According to Meaningful Brands, more than half of consumers believe brands can play a more critical role than the government in creating a better future. With just a decade left to steer the world away from runaway climate change, we must foster sustainability at scale. Without the support of the private sector, it will be impossible to address climate change.
Making an impact
Resource scarcity and increased regulation from greenhouse gas emissions have already impacted businesses in meaningful ways. While forward-thinking companies have already adopted ESG software and frameworks to help mitigate climate change risks, the external pressures are mounting.
According to a 2019 Deloitte survey, business leaders feel the pressure from stakeholders to take climate change seriously. Consumers also exert pressure to preserve the environment—nearly two-thirds of Americans want companies to embrace planet-friendly practices. So far, over 1,100 companies worldwide have answered the call—a signal that the triple bottom line is poised for the mainstream.

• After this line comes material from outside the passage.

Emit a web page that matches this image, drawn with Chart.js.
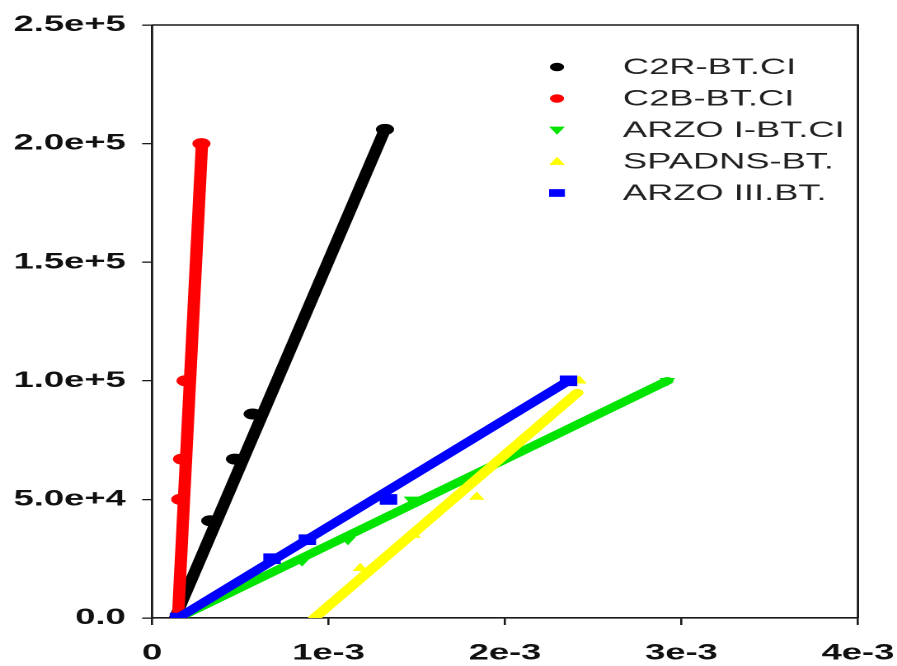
<!DOCTYPE html>
<html>
<head>
<meta charset="utf-8">
<script src="https://cdn.jsdelivr.net/npm/chart.js@4.4.1/dist/chart.umd.min.js"></script>
<style>
  html, body { margin: 0; padding: 0; background: #fff; overflow: hidden; }
  /* the plot is drawn narrow and widened sideways, like the exported figure */
  #wrap {
    width: 544px;
    height: 666px;
    transform: scaleX(1.6489);
    transform-origin: 0 0;
  }
</style>
</head>
<body>
<div id="wrap"><canvas id="plot" width="544" height="666"></canvas></div>
<script>
const X_TICKS = ['0', '1e-3', '2e-3', '3e-3', '4e-3'];
const Y_TICKS = ['0.0', '5.0e+4', '1.0e+5', '1.5e+5', '2.0e+5', '2.5e+5'];

const SERIES_NAMES  = ['C2R-BT.CI', 'C2B-BT.CI', 'ARZO I-BT.CI', 'SPADNS-BT.', 'ARZO III.BT.'];
const SERIES_COLORS = ['#000000', '#ff0000', '#00e400', '#ffff00', '#0000ff'];
const SERIES_SHAPES = ['circle', 'circle', 'triangle', 'triangle', 'rect'];
const SERIES_ROTATE = [0, 0, 180, 0, 0];

// measured points
const C2R_X   = [0.15e-3, 0.33e-3, 0.47e-3, 0.57e-3, 1.32e-3];
const C2R_Y   = [0, 4.1e4, 6.7e4, 8.6e4, 2.06e5];
const C2B_X   = [0.15e-3, 0.16e-3, 0.17e-3, 0.19e-3, 0.28e-3];
const C2B_Y   = [0, 5.0e4, 6.7e4, 1.0e5, 2.0e5];
const ARZO1_X = [0.15e-3, 0.85e-3, 1.11e-3, 1.47e-3, 2.92e-3];
const ARZO1_Y = [0, 2.4e4, 3.3e4, 5.0e4, 1.0e5];
const SPAD_X  = [0.93e-3, 1.18e-3, 1.48e-3, 1.84e-3, 2.42e-3];
const SPAD_Y  = [0, 2.1e4, 3.5e4, 5.1e4, 1.0e5];
const ARZO3_X = [0.15e-3, 0.68e-3, 0.88e-3, 1.34e-3, 2.36e-3];
const ARZO3_Y = [0, 2.5e4, 3.3e4, 5.0e4, 1.0e5];

// fitted lines, end to end
const C2R_FIT_X   = [0.13e-3, 1.32e-3];
const C2R_FIT_Y   = [0, 2.06e5];
const C2B_FIT_X   = [0.147e-3, 0.283e-3];
const C2B_FIT_Y   = [0, 2.0e5];
const ARZO1_FIT_X = [0.147e-3, 2.92e-3];
const ARZO1_FIT_Y = [0, 1.0e5];
const SPAD_FIT_X  = [0.92e-3, 2.41e-3];
const SPAD_FIT_Y  = [0, 9.5e4];
const ARZO3_FIT_X = [0.147e-3, 2.36e-3];
const ARZO3_FIT_Y = [0, 1.0e5];

const POINTS = [[C2R_X, C2R_Y], [C2B_X, C2B_Y], [ARZO1_X, ARZO1_Y], [SPAD_X, SPAD_Y], [ARZO3_X, ARZO3_Y]];
const FITS = [[C2R_FIT_X, C2R_FIT_Y], [C2B_FIT_X, C2B_FIT_Y], [ARZO1_FIT_X, ARZO1_FIT_Y],
              [SPAD_FIT_X, SPAD_FIT_Y], [ARZO3_FIT_X, ARZO3_FIT_Y]];
// stacking: blue on top, then yellow, red, black, green at the bottom
const LAYER = [4, 3, 5, 2, 1];

const FONT = "'Liberation Sans', Arial, sans-serif";
const AXIS_COLOR = '#1a1a1a';

const toXY = (xs, ys) => xs.map((x, i) => ({ x, y: ys[i] }));

const datasets = [];
SERIES_NAMES.forEach((name, i) => {
  datasets.push({
    label: name + ' fit',
    data: toXY(FITS[i][0], FITS[i][1]),
    showLine: true,
    borderColor: SERIES_COLORS[i],
    borderWidth: 7.5,
    borderCapStyle: 'round',
    pointRadius: 0,
    order: LAYER[i] * 2,
  });
  datasets.push({
    label: name,
    data: toXY(POINTS[i][0], POINTS[i][1]),
    showLine: false,
    pointStyle: SERIES_SHAPES[i],
    rotation: SERIES_ROTATE[i],
    pointRadius: SERIES_SHAPES[i] === 'rect' ? 7.5 : 5.5,
    pointBackgroundColor: SERIES_COLORS[i],
    pointBorderColor: SERIES_COLORS[i],
    pointBorderWidth: 0,
    order: LAYER[i] * 2 - 1,
  });
});

// closes the box on the top and right sides
const frame = {
  id: 'frame',
  afterDraw(chart) {
    const { ctx, chartArea: a } = chart;
    ctx.save();
    ctx.strokeStyle = AXIS_COLOR;
    ctx.lineWidth = 1.4;
    ctx.beginPath();
    ctx.moveTo(a.left, a.top);
    ctx.lineTo(a.right, a.top);
    ctx.lineTo(a.right, a.bottom);
    ctx.stroke();
    ctx.restore();
  },
};

function drawMarker(ctx, shape, rot, x, y, r) {
  ctx.beginPath();
  if (shape === 'circle') {
    ctx.arc(x, y, r, 0, Math.PI * 2);
  } else if (shape === 'rect') {
    ctx.rect(x - r, y - r * 0.8, r * 2, r * 1.6);
  } else {
    const d = rot === 180 ? -1 : 1;
    ctx.moveTo(x, y - d * r);
    ctx.lineTo(x + r, y + d * r * 0.7);
    ctx.lineTo(x - r, y + d * r * 0.7);
    ctx.closePath();
  }
  ctx.fill();
}

// legend in the upper right corner of the plot
const legendBox = {
  id: 'legendBox',
  afterDraw(chart) {
    const ctx = chart.ctx;
    const mx = 337.8, tx = 377.8, y0 = 67, dy = 31.5;
    ctx.save();
    ctx.font = '22px ' + FONT;
    ctx.textBaseline = 'middle';
    ctx.textAlign = 'left';
    SERIES_NAMES.forEach((name, i) => {
      const y = y0 + i * dy;
      ctx.fillStyle = SERIES_COLORS[i];
      drawMarker(ctx, SERIES_SHAPES[i], SERIES_ROTATE[i], mx, y, SERIES_SHAPES[i] === 'circle' ? 4.3 : 4.8);
      ctx.fillStyle = '#222';
      ctx.fillText(name, tx, y + 1);
    });
    ctx.restore();
  },
};

new Chart(document.getElementById('plot'), {
  type: 'scatter',
  data: { datasets },
  plugins: [frame, legendBox],
  options: {
    responsive: false,
    animation: false,
    devicePixelRatio: 2,
    layout: { padding: { top: 25, right: 23.7, bottom: 0, left: 0 } },
    plugins: {
      legend: { display: false },
      tooltip: { enabled: false },
    },
    scales: {
      x: {
        type: 'linear',
        min: 0,
        max: 4e-3,
        afterFit: s => { s.height = 48; s.paddingLeft = 0; s.paddingRight = 0; },
        afterBuildTicks: s => { s.ticks = X_TICKS.map((_, i) => ({ value: i * 1e-3 })); },
        ticks: {
          callback: (v, i) => X_TICKS[i],
          color: '#111',
          font: { family: FONT, size: 22, weight: 'bold' },
          padding: 15,
          maxRotation: 0,
          autoSkip: false,
        },
        grid: { drawOnChartArea: false, tickLength: 7, color: AXIS_COLOR, lineWidth: 1.3 },
        border: { display: true, color: AXIS_COLOR, width: 1.6 },
      },
      y: {
        type: 'linear',
        min: 0,
        max: 2.5e5,
        afterFit: s => { s.width = 92.2; s.paddingTop = 0; s.paddingBottom = 0; },
        afterBuildTicks: s => { s.ticks = Y_TICKS.map((_, i) => ({ value: i * 5e4 })); },
        ticks: {
          callback: (v, i) => Y_TICKS[i],
          color: '#111',
          font: { family: FONT, size: 22, weight: 'bold' },
          padding: 10,
          autoSkip: false,
        },
        grid: { drawOnChartArea: false, tickLength: 6, color: AXIS_COLOR, lineWidth: 1.3 },
        border: { display: true, color: AXIS_COLOR, width: 1.4 },
      },
    },
  },
});
</script>
</body>
</html>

However, impact requires more than a pledge—action is necessary from businesses of every size. Large companies call on ESG consulting firms and employ in-house sustainability teams to create sustainability frameworks and reports. Because SMBs represent 90 percent of all businesses and employ half the global population, it’s critical that they too operate more sustainably.
While corporations can put significant resources behind their ESG efforts, their tooling and practices can feel out of reach for small and medium-sized businesses. SMBs have a speed, though. They can get buy-in and spin up innovative ways to create measurable impact much faster than it takes for larger companies to align stakeholders.